A uma semana das eleições presidenciais, a Guatemala vive sua mais tensa crise política desde o fim de uma guerra civil que se estendeu de 1960 a 1996.
A mulher que ocupava o cargo de vice-presidente até maio, Roxana Baldetti, foi presa na semana passada. Quatorze ministros renunciaram.
Enquanto isso, o Congresso discute a retirada da imunidade do presidente conservador Otto Pérez Molina, 64, para que responda a um processo de impeachment –medida já aprovada pela Corte Suprema.
Nas ruas das principais cidades, milhares de pessoas vêm se manifestando sob os gritos de guerra: "Guatemala não tem mais governo" e "Renuncie Já".
Os principais empresários do país entregaram uma carta a Pérez Molina, pedindo que se retirasse. O mandato do presidente vai até janeiro –não há reeleição na Guatemala.
O estopim da crise foi a denúncia realizada pela Promotoria de um escândalo de corrupção envolvendo desvio de verbas alfandegárias.
A investigação foi feita pela Comissão Internacional contra a Impunidade na Guatemala –uma agência de investigação independente, criada pelo governo em parceria com as Nações Unidas, em 2007, e composta por cidadãos guatemaltecos e estrangeiros.
Luis Echeverria/Xinhua | ||
Manifestantes protestam na Cidade da Guatemala pedindo a saída do presidente Otto Pérez Molina |
Segundo a denúncia, o esquema foi responsável pelo desvio de 50% dos impostos que o Estado deveria receber por importações.
"As pessoas confiam por se tratar de uma comissão de especialistas sem vínculos partidários", diz à Folha o analista político Martín Pellecer.
Em vídeo divulgado no início da semana, Pérez Molina disse que não renunciará e que considera "inaceitável que se pretenda instalar uma estratégia intervencionista que tem como objetivo ditar o que devemos fazer e acabar com nossa democracia".

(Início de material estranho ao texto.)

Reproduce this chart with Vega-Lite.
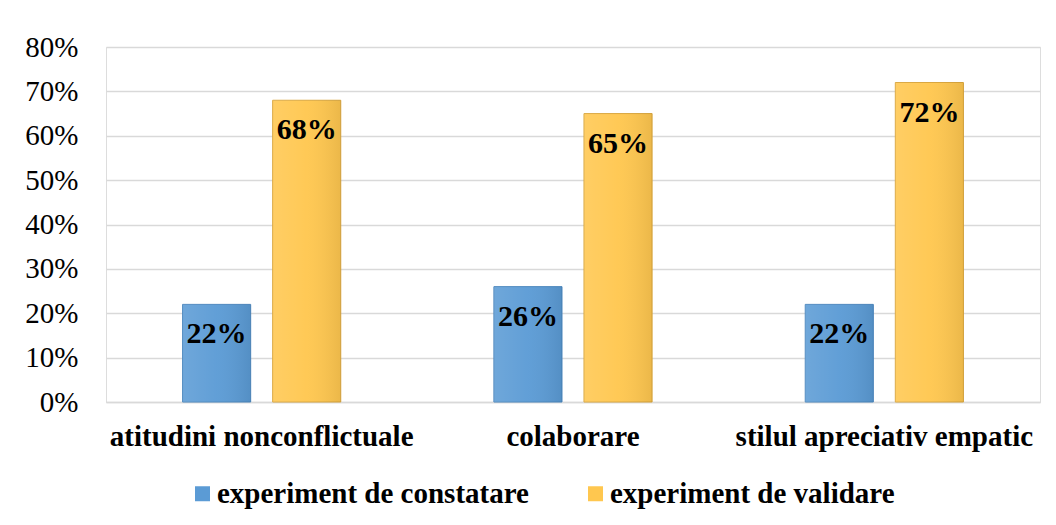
{
  "$schema": "https://vega.github.io/schema/vega-lite/v6.json",
  "autosize": "none",
  "width": 934,
  "height": 355,
  "padding": {"left": 106, "top": 47, "right": 16, "bottom": 123},
  "background": "white",
  "data": {"values": [
    {"cat": "atitudini nonconflictuale", "series": "experiment de constatare", "v": 0.22},
    {"cat": "atitudini nonconflictuale", "series": "experiment de validare", "v": 0.68},
    {"cat": "colaborare", "series": "experiment de constatare", "v": 0.26},
    {"cat": "colaborare", "series": "experiment de validare", "v": 0.65},
    {"cat": "stilul apreciativ empatic", "series": "experiment de constatare", "v": 0.22},
    {"cat": "stilul apreciativ empatic", "series": "experiment de validare", "v": 0.72}
  ]},
  "encoding": {
    "x": {"field": "cat", "type": "nominal", "sort": null,
      "scale": {"paddingInner": 0, "paddingOuter": 0},
      "axis": {"title": null, "labelAngle": 0, "ticks": false, "domain": true, "domainColor": "#D9D9D9", "domainWidth": 1.5,
        "labelFont": "Liberation Serif", "labelFontSize": 29, "labelFontWeight": "bold", "labelColor": "black", "labelPadding": 20, "labelLimit": 0}},
    "xOffset": {"field": "series", "type": "nominal", "scale": {"paddingInner": 0.244, "paddingOuter": 0.85}},
    "y": {"field": "v", "type": "quantitative",
      "scale": {"domain": [0, 0.8]},
      "axis": {"title": null, "format": ".0%", "values": [0,0.1,0.2,0.3,0.4,0.5,0.6,0.7,0.8], "ticks": false, "domain": false, "labelOverlap": false,
        "gridColor": "#D9D9D9", "gridWidth": 1.5,
        "labelFont": "Liberation Serif", "labelFontSize": 29, "labelColor": "black", "labelPadding": 28}}
  },
  "layer": [
    {"mark": {"type": "bar", "strokeWidth": 1},
     "encoding": {
       "color": {"field": "series", "type": "nominal",
         "scale": {"range": ["#5B9BD5", "#FFC74F"]},
         "legend": {"title": null, "orient": "none", "direction": "horizontal", "legendX": 82, "legendY": 432, "padding": 0,
           "symbolType": "square", "symbolSize": 225, "symbolStrokeWidth": 0,
           "labelFont": "Liberation Serif", "labelFontSize": 29, "labelFontWeight": "bold", "labelColor": "black",
           "columnPadding": 52, "labelOffset": 0, "labelLimit": 400}},
       "stroke": {"field": "series", "type": "nominal", "scale": {"range": ["#4A86BD", "#D9A53C"]}, "legend": null}
     }},
    {"mark": {"type": "bar", "fill": {"gradient": "linear", "x1": 0, "x2": 1, "y1": 0, "y2": 0,
        "stops": [{"offset": 0, "color": "rgba(255,255,255,0.12)"}, {"offset": 0.5, "color": "rgba(255,255,255,0.04)"}, {"offset": 1, "color": "rgba(0,0,0,0.08)"}]}},
     "encoding": {}},
    {"mark": {"type": "text", "baseline": "middle", "dy": 30, "font": "Liberation Serif", "fontSize": 30, "fontWeight": "bold", "color": "black"},
     "encoding": {"text": {"field": "v", "type": "quantitative", "format": ".0%"}}}
  ]
}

Além da ex-vice, acusada de receber US$ 3,7 milhões, outros membros da cúpula do governo enfrentam processos.
Baldetti foi presa por temor da Justiça de que pudesse deixar o país, já que possui cidadania italiana.
ECONOMIA
A Guatemala é a maior economia da América Central, com perspectiva de crescimento de 4,2% do PIB em 2015.
Exporta principalmente commodities aos EUA e a países asiáticos.
Nos últimos anos, passou a Costa Rica em investimento estrangeiro (US$ 2,2 bilhões), principalmente voltado à urbanização do país (ainda um dos mais rurais da América Latina, com apenas 55% da população vivendo em cidades).
"É um tempo turbulento, que diz muito sobre a fraqueza das instituições guatemaltecas e que deixa investidores apreensivos", diz Sofia Rada, do Conselho de Assuntos Hemisféricos.
"Vendemos commodities variadas, mas como nenhuma delas representa mais de 10% das exportações, pudemos manter as vendas mesmo em períodos difíceis. O que não resolvemos foi a desigualdade social. O que vemos nas ruas agora é sinal de que esse problema não foi resolvido", diz à Folha o economista Quique Godoy.
ELEIÇÃO
A crise fez embolar a eleição presidencial, marcada para 6 de setembro.
O candidato apoiado por Pérez Molina e até aqui favorito, Manuel Baldizón, tem 30% das intenções, ante 20% do opositor, o independente Jimmy Morales, um popular apresentador de televisão que tem feito das denúncias de corrupção sua principal bandeira.
Há algumas semanas, a Corte Suprema pediu o fim da imunidade do vice de Baldizón para que respondesse também a acusação de desvio de verbas.
Sem vice, a candidatura de Baldizón pode ser impugnada.